Une des difficultés majeures se situe justement au niveau de la formation des adultes, estime Christian Scharff: «Il y a cinq jours de formation par an au Luxem­bourg, dont quatre dits 'de confort', à savoir apprendre à faire mieux ce que l’on fait déjà, et seulement un jour dédié à l’apprentissage de connaissances nouvelles. Il n’y a donc pas de formation effective pour des compétences nouvelles. Pourtant, en Allemagne, un salarié qui effectue un upskilling a 40% de chances en moins de se voir exclus car on évite de se faire remplacer par la machine.»

Le temps de la formation a lui aussi été impacté par le rythme des mutations technologiques. «Désor­mais, il faut compresser le temps de formation: dans 90% des industries, c’est six mois voire une année maximum. Et dans la majorité des cas, il s’agit d’une formation d’un à trois mois. Les bootcamp en sont un exemple, avec des formations intenses de trois mois à temps plein, huit heures par jour.»

L’absence de motivation est particulièrement prononcée chez les travailleurs peu qualifiés.

OCDE

Encore faut-il avoir la volonté de se former: dans les pays de l’OCDE, 48% des adultes ne suivent pas et ne souhaitent pas suivre de formation pour adultes au cours d’une année donnée. Il faut «à tout prix trouver des moyens efficaces de motiver ce public», rappelle l’OCDE, d’autant que «l’absence de motivation est particulièrement prononcée chez les travailleurs peu qualifiés».
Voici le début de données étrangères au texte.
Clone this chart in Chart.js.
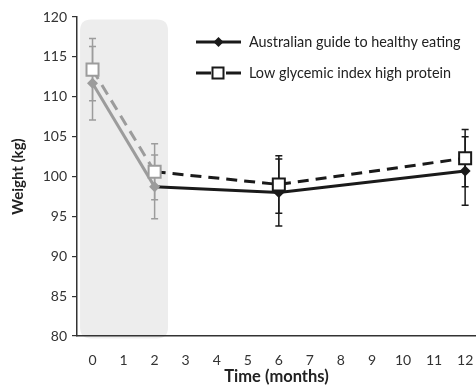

Un autre frein se trouve au niveau du budget des entreprises, souvent trop limité pour permettre des formations conséquentes. «L’État doit s’impliquer dans cette transformation, explique Christian Scharff. C’est le cas de l’Inde ou de la Nor­vège, qui ont adopté des politiques volontaristes sur le sujet, mais aussi de Singapour, qui donne 500 dollars par an aux salariés pour leur permettre de se former. Le Luxembourg est d’ailleurs dans le peloton de tête avec l’initiative Digital Skills Bridge.»

C’est l’ensemble des acteurs et de l’écosystème qui doit évoluer: «Dans un monde de mutations rapides et d’incertitudes, estime l’OCDE, gouvernements, citoyens, entreprises et syndicats devront tous assumer une plus grande part de responsabilité pour assurer l’acquisition et le développement de compétences tout au long de la vie.»